Wir haben aber diejenigen im Fokus, die sich der freien Preiswahl aus schlichter Untätigkeit entziehen - also die tl;dr-Fraktion, die keinen Blick auf uberspace.de/prices geworfen hat, wo wir unser Modell und auch unsere Kosten beschreiben. Dort kommunizieren wir immer schon, dass wir uns einen monatlichen Preis von 5-10 Euro wünschen. Mit unserem künftigen Default-Preis von 5 Euro bleiben wir also am unteren Rand unserer immer schon kommunizierten Preisempfehlung. Damit dies insbesondere für User, die sich ggf. auch schon mehrere Uberspaces geklickt haben, keine böse Überraschung wird, wird die neue Default-Preis-Einstellung ganz explizit nach der Registrierung angezeigt. Sie soll zusätzlich motivieren, sich mit unserem Preismodell vertraut zu machen.

Ebenfalls keinen Hehl machen wir daraus, dass wir uns von diesem Vorschlag einen gewissen psychologischen Effekt versprechen. Nicht zuletzt aus vielen Supportanfragen, die sich um den Themenkreis “Was soll ich denn zahlen?” drehen, war zu entnehmen, dass viele User den symbolischen Mindest-Euro sozusagen als Einkaufskostenpreis ansehen und in deren Vorstellung jeder Euro, den sie mehr zahlen, bei uns direkt die goldene Glocke erklingen lässt, auch wenn wir an verschiedenen Stellen inzwischen deutlicher als früher kommunizieren, dass es sich beim Mindest-Euro um einen querfinanzierten und nicht kostendeckenden Preis handelt und es bei einem Preis unter 5 Euro schwer wird, unsere Kosten zu decken. Unser Gedanke ist, dass es User, die einen bereits vorgeschlagenen mittleren Preis aktiv reduzieren müssen, deutlicher spüren lässt, dass sie sich damit in einen Bereich begeben, der unsere Kosten möglicherweise nicht mehr deckt und sie damit für sich in Anspruch nehmen, ihren Account von anderen Usern querfinanzieren zu lassen - statt umgekehrt einen User, der im bisherigen Dashboard initiativ z.B. 3 Euro einstellt, mit dem Gefühl zu belohnen “Ich habe sogar den dreifachen Mindestpreis eingestellt, also muss da jetzt richtig die Kasse klingeln”, obwohl er damit gerade erst so langsam in den Bereich kommt, bei dem wir zumindest nichts mehr drauflegen.

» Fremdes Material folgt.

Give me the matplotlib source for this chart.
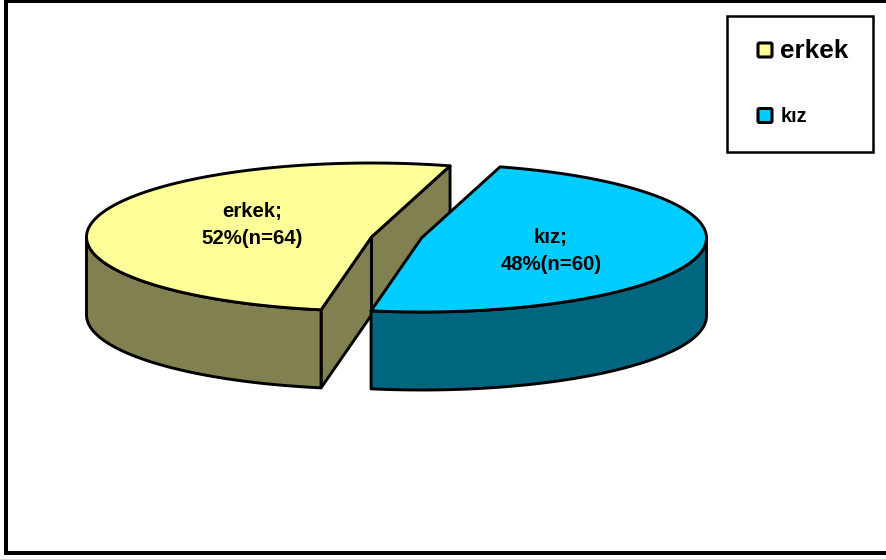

Natürlich ist das Preisthema ein heißes Eisen, und der Preisvorschlag von 5 Euro in erster Linie ein Experiment, von dem wir möglicherweise auch wieder abkehren, wenn wir den Eindruck haben, dass es User zu sehr “in den falschen Hals kriegen”. Wir möchten auch klarstellen, dass das Motiv für die Einführung keineswegs bedeutet, dass es uns finanziell schlecht ginge und wir deshalb nochmal an den Portemonnaies unserer User rütteln wollen. Uberspace.de steht in keiner Weise auf der Kippe! Ein wesentlicher Aspekt des freien Preismodells ist aber eben, dass sich User für einen Preis entscheiden, der wie bisher auch über oder unter unserer Empfehlung liegen kann, und wir möchten, dass User, die aus welchen Gründen auch immer diese Entscheidung nicht treffen, dann zumindest einen mittleren Preis zahlen, der unser Modell schlicht mitträgt - nicht zuletzt auch aus Gründen der Fairness gegenüber den Usern, die von sich aus einen noch höheren Preis bezahlen und damit ja eben gerade auch finanziell schlechter gestellte User mitfinanzieren wollen und nicht unbedingt die, die einfach nicht dazu kommen oder vergessen, einen Preis zu wählen.